═════ Material shown
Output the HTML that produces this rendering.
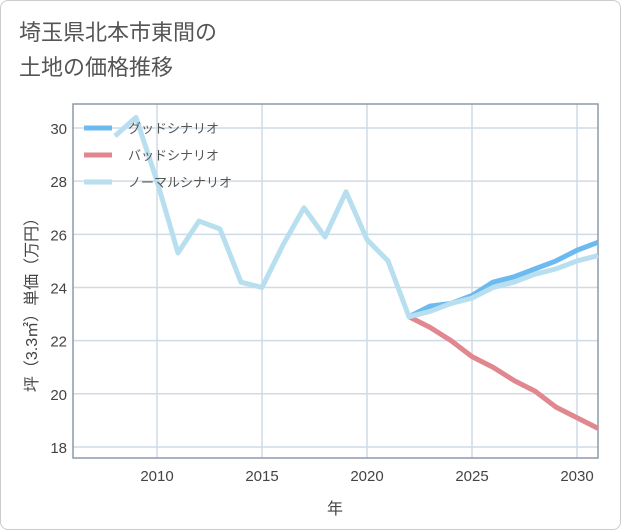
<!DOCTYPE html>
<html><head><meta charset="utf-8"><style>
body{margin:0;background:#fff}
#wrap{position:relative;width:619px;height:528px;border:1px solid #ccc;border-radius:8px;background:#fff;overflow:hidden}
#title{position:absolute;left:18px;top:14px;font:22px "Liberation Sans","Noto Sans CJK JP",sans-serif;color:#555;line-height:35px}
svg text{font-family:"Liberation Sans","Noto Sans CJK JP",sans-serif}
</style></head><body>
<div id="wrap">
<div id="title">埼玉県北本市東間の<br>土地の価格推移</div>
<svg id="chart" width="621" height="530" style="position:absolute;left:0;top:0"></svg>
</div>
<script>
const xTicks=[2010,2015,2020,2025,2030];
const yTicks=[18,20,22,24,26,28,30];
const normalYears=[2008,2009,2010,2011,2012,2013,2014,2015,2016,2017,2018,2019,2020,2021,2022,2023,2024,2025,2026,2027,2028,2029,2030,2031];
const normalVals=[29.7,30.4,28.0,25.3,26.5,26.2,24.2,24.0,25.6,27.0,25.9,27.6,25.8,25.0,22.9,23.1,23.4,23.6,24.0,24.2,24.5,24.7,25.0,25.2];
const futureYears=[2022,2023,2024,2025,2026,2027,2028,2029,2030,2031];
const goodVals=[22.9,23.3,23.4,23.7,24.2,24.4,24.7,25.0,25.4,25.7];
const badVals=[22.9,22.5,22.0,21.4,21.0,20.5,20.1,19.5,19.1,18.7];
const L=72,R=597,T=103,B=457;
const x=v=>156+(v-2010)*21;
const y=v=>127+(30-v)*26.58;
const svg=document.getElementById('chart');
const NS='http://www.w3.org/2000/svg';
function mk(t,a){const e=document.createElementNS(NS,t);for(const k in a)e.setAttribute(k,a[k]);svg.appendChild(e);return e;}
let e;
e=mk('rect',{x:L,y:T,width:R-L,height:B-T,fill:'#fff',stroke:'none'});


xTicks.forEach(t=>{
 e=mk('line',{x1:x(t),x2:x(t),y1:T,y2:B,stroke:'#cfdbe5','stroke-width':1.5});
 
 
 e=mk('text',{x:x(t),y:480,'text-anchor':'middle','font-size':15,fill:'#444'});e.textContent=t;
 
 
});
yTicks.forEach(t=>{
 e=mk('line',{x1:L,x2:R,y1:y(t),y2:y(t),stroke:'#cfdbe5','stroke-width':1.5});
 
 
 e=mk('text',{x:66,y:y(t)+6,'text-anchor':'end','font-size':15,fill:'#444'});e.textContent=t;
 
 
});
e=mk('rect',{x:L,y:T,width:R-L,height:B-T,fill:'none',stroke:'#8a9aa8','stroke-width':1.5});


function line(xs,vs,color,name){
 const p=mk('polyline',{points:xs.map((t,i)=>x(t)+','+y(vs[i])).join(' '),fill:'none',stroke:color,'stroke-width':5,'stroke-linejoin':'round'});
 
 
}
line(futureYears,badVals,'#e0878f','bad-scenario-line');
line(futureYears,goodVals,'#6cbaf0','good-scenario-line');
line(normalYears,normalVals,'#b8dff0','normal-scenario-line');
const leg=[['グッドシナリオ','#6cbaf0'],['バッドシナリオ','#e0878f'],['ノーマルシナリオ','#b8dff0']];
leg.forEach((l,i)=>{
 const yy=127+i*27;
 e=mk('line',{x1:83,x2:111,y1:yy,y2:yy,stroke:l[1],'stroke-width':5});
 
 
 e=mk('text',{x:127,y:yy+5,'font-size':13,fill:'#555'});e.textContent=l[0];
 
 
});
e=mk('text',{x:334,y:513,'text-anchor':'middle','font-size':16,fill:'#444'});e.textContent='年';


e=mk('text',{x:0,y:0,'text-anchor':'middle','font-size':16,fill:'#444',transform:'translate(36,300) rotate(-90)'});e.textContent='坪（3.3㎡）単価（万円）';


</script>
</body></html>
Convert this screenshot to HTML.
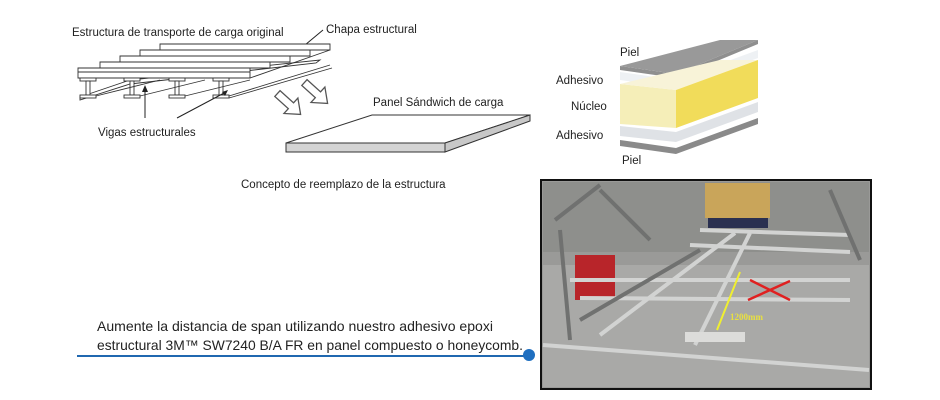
══════════
▶ Given exercise: The listing above must be printed again exactly, minus its pictures.

▶ Solution to this exercise:
Output the HTML that produces this rendering.
<!DOCTYPE html>
<html><head><meta charset="utf-8"><style>
body{margin:0;background:#fff}
#wrap{position:relative;width:619px;height:528px;border:1px solid #ccc;border-radius:8px;background:#fff;overflow:hidden}
#title{position:absolute;left:18px;top:14px;font:22px "Liberation Sans","Noto Sans CJK JP",sans-serif;color:#555;line-height:35px}
svg text{font-family:"Liberation Sans","Noto Sans CJK JP",sans-serif}
</style></head><body>
<div id="wrap">
<div id="title">埼玉県北本市東間の<br>土地の価格推移</div>
<svg id="chart" width="621" height="530" style="position:absolute;left:0;top:0"></svg>
</div>
<script>
const xTicks=[2010,2015,2020,2025,2030];
const yTicks=[18,20,22,24,26,28,30];
const normalYears=[2008,2009,2010,2011,2012,2013,2014,2015,2016,2017,2018,2019,2020,2021,2022,2023,2024,2025,2026,2027,2028,2029,2030,2031];
const normalVals=[29.7,30.4,28.0,25.3,26.5,26.2,24.2,24.0,25.6,27.0,25.9,27.6,25.8,25.0,22.9,23.1,23.4,23.6,24.0,24.2,24.5,24.7,25.0,25.2];
const futureYears=[2022,2023,2024,2025,2026,2027,2028,2029,2030,2031];
const goodVals=[22.9,23.3,23.4,23.7,24.2,24.4,24.7,25.0,25.4,25.7];
const badVals=[22.9,22.5,22.0,21.4,21.0,20.5,20.1,19.5,19.1,18.7];
const L=72,R=597,T=103,B=457;
const x=v=>156+(v-2010)*21;
const y=v=>127+(30-v)*26.58;
const svg=document.getElementById('chart');
const NS='http://www.w3.org/2000/svg';
function mk(t,a){const e=document.createElementNS(NS,t);for(const k in a)e.setAttribute(k,a[k]);svg.appendChild(e);return e;}
let e;
e=mk('rect',{x:L,y:T,width:R-L,height:B-T,fill:'#fff',stroke:'none'});


xTicks.forEach(t=>{
 e=mk('line',{x1:x(t),x2:x(t),y1:T,y2:B,stroke:'#cfdbe5','stroke-width':1.5});
 
 
 e=mk('text',{x:x(t),y:480,'text-anchor':'middle','font-size':15,fill:'#444'});e.textContent=t;
 
 
});
yTicks.forEach(t=>{
 e=mk('line',{x1:L,x2:R,y1:y(t),y2:y(t),stroke:'#cfdbe5','stroke-width':1.5});
 
 
 e=mk('text',{x:66,y:y(t)+6,'text-anchor':'end','font-size':15,fill:'#444'});e.textContent=t;
 
 
});
e=mk('rect',{x:L,y:T,width:R-L,height:B-T,fill:'none',stroke:'#8a9aa8','stroke-width':1.5});


function line(xs,vs,color,name){
 const p=mk('polyline',{points:xs.map((t,i)=>x(t)+','+y(vs[i])).join(' '),fill:'none',stroke:color,'stroke-width':5,'stroke-linejoin':'round'});
 
 
}
line(futureYears,badVals,'#e0878f','bad-scenario-line');
line(futureYears,goodVals,'#6cbaf0','good-scenario-line');
line(normalYears,normalVals,'#b8dff0','normal-scenario-line');
const leg=[['グッドシナリオ','#6cbaf0'],['バッドシナリオ','#e0878f'],['ノーマルシナリオ','#b8dff0']];
leg.forEach((l,i)=>{
 const yy=127+i*27;
 e=mk('line',{x1:83,x2:111,y1:yy,y2:yy,stroke:l[1],'stroke-width':5});
 
 
 e=mk('text',{x:127,y:yy+5,'font-size':13,fill:'#555'});e.textContent=l[0];
 
 
});
e=mk('text',{x:334,y:513,'text-anchor':'middle','font-size':16,fill:'#444'});e.textContent='年';


e=mk('text',{x:0,y:0,'text-anchor':'middle','font-size':16,fill:'#444',transform:'translate(36,300) rotate(-90)'});e.textContent='坪（3.3㎡）単価（万円）';


</script>
</body></html>
Convert this screenshot to HTML.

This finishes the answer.